Last August Callan outlined some of the issues raised by MiFID II, the second iteration of the Markets in Financial Instruments Directive. We wanted to provide an update on the directive, which took effect at the start of this year.
First some background. MiFID II is a European Union regulation that affects all European banks, fund managers, retail investors, pension funds, hedge funds, high-frequency traders, and exchanges and applies to equity, fixed income, commodity, currency, ETF, and futures markets. It also affects U.S.-based managers with operations and portfolio management teams in Europe.
It mandates that investment firms charge separately for research and brokerage services to avoid conflicts of interest. It also limits the trading volume in any one stock that changes hands within private markets or “dark pools” to 8%, and it provides pricing transparency for off-exchange markets.

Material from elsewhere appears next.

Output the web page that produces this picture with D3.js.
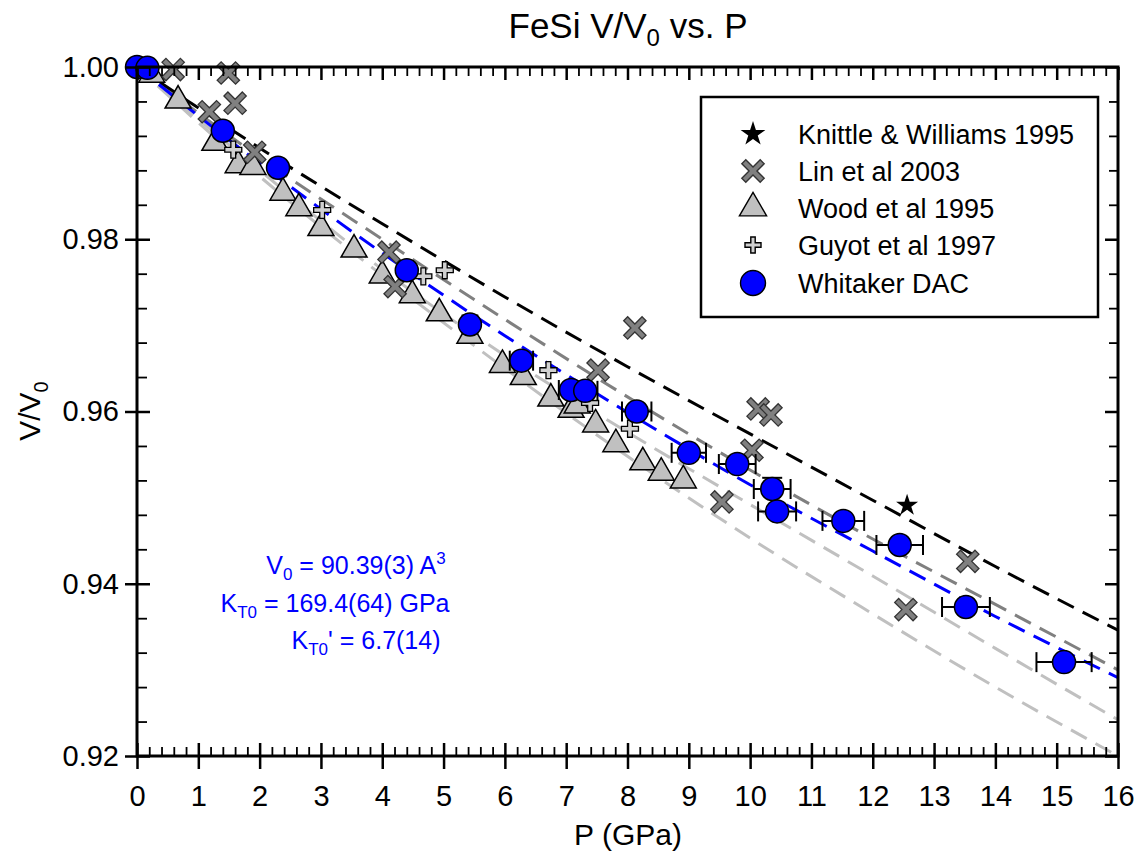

This affects how investment research is paid for, how trades are executed and documented, as well as how brokers share information, find the best prices, and pay one another.
Its intent is to promote more transparency and confidence in the financial markets in response to the Global Financial Crisis.
What Has Been the Response?
While the legislation requires transparency, investment managers can choose how to allocate their unbundled research costs—either proportionately to clients or absorbed at the firm level, which has been the more common response. Although the United States has not introduced similar legislation, some U.S.-based managers have incorporated MiFID II requirements across their client base.
Impact
The most direct impact is the unbundling of investment manager research costs. Managers affected by the regulation will now be required to budget research and trading costs separately.
Disaggregating trading and research costs as well as the reporting required may increase total costs for investment managers. This could disadvantage smaller organizations with fewer resources. Additionally, the sell-side community may be impacted by the need to offer separate services, perhaps leading to fewer sell-side research firms remaining viable for the investment management community.